On Fri, Nov 23, 2001 at 02:17:02PM -0500, Paul McHale wrote:
> > According to Tom's Hardware, realtime MPEG4 encoding requires
> > about a 600mhz
> > P3.
> 
> Does this assume the encoding is all done in software?  I would guess a
> hardware assisted MPEG encoder would require much less.  But I have NO idea
> about this.  I am just curious.

I doubt very much that a 600MHz P3 would be able to encode a MPEG4
stream in realtime. I would think a P3 600Mhz would be sufficent to
/decode/ a MPEG4 stream though. :)

I found a couple of references on MPEG4 on Toms Hardware so you can
look for yourselves:

Optimizing MPEG4:
http://www6.tomshardware.com/video/01q1/010223/

Best CPU for MPEG4:
http://www6.tomshardware.com/cpu/00q3/000925/
Quote:
> the conversion of a four-minute MPEG-2 sequence (test object) depended
> heavily on the used CPU and lasted between 10 minutes (AMD Athlon
> 1100) and 20 minutes (Intel Celeron 667).
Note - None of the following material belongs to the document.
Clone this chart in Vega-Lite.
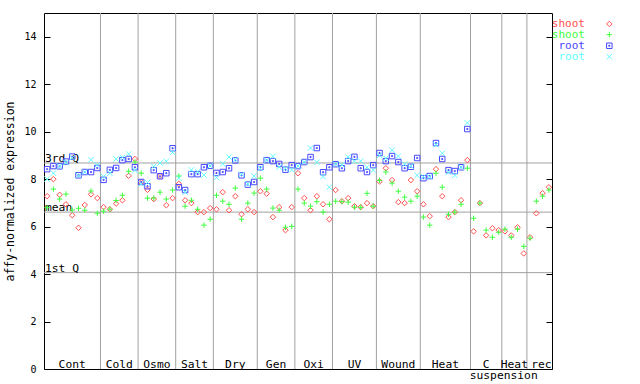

Not even a Athlon 1.1Ghz managed to keep up to encode MPEG4.

> 
> I know the Tivo doesn't have much horse power.  They are case in point for a
> design which is just fast enough.  They appeared to have spared every
> expense.  It is an awesome unit.  Just saying, I don't think they have a
> 600MHz processor ...  Could be completely wrong.

Tivo doesn't use MPEG4 for it's compression to begin with. I'd guess
MPEG-2 or MPEG-1 with a hardware codec.

Much cheaper to throw in a custom chip that does the encoding/decoding
than using a general performance CPU as a replacement.